--- Start of Data section ---

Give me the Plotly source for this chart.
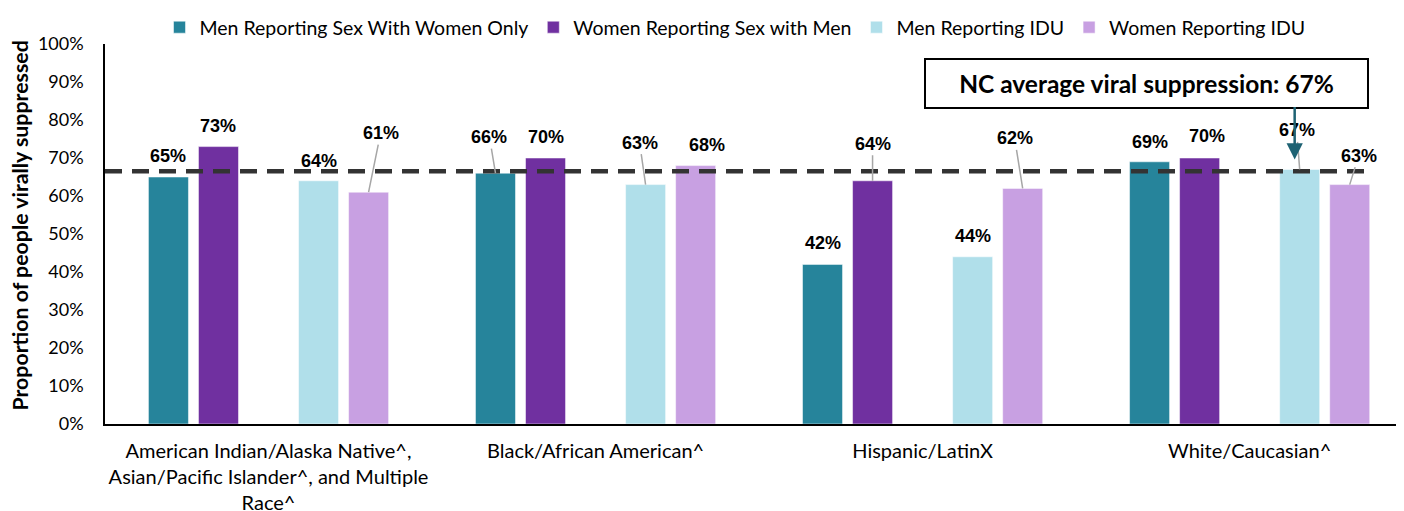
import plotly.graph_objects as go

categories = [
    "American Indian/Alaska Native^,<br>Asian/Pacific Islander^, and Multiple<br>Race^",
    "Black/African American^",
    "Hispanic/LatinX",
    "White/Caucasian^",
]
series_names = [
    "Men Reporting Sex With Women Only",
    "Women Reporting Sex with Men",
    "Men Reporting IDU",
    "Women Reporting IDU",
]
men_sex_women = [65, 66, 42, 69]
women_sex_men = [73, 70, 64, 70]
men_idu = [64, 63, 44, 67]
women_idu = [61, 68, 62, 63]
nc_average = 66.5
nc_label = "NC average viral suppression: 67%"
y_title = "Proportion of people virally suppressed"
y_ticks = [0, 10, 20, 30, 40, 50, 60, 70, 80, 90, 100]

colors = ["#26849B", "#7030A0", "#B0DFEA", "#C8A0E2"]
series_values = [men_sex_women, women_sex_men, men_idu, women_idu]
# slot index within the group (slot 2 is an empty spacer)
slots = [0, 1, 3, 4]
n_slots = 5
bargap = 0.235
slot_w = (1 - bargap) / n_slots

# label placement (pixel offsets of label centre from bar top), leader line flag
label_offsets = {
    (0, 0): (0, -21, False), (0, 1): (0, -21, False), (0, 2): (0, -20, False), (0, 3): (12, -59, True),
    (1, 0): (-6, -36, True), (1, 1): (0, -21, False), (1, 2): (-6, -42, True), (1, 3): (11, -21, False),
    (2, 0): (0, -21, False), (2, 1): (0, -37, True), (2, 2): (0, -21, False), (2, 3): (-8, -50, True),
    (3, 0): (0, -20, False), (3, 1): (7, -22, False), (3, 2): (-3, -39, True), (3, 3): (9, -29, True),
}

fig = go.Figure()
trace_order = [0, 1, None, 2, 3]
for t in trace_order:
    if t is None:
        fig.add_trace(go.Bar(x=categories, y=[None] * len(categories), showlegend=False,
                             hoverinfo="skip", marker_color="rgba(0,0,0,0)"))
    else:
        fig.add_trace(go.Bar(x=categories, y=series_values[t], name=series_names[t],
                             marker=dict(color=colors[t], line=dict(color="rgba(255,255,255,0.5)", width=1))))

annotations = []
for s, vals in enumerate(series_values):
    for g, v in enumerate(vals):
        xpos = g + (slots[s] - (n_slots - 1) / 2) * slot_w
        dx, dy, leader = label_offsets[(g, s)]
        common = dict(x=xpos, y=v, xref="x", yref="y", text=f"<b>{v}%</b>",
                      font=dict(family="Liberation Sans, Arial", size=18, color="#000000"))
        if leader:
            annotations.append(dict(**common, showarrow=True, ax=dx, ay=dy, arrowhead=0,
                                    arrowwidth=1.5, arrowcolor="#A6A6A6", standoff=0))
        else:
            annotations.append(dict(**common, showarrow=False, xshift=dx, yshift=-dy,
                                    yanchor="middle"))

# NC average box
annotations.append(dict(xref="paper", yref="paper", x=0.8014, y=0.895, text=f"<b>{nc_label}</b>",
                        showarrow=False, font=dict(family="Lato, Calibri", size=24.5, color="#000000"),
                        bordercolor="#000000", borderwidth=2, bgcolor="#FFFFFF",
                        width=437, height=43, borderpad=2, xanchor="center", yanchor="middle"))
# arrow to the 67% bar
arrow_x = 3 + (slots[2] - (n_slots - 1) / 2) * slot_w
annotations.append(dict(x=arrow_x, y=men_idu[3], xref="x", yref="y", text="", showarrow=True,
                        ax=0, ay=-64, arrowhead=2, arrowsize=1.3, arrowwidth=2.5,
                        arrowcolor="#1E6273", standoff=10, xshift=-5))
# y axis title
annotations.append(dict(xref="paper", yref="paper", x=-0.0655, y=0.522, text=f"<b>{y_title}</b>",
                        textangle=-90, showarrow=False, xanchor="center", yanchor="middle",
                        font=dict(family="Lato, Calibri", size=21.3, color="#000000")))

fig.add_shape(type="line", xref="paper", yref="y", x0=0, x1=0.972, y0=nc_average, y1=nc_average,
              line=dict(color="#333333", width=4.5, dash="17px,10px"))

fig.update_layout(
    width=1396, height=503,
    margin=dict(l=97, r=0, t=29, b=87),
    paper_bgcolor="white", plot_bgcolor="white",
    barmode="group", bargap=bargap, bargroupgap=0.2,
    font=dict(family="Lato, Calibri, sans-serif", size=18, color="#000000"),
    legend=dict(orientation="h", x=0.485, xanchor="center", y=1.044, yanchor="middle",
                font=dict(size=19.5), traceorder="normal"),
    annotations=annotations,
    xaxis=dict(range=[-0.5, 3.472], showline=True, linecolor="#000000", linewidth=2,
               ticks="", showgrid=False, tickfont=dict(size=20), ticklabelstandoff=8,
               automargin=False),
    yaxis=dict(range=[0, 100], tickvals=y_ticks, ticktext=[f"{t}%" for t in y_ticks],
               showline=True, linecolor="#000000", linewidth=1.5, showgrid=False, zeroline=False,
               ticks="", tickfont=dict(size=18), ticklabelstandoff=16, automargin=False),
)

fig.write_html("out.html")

--- End of Data section ---

● Given request
Make an exact copy of the lines from the top of the material through the line with "import plotly.graph_objects as go", pictures excluded.

● Answer for the task
Give me the Plotly source for this chart.
import plotly.graph_objects as go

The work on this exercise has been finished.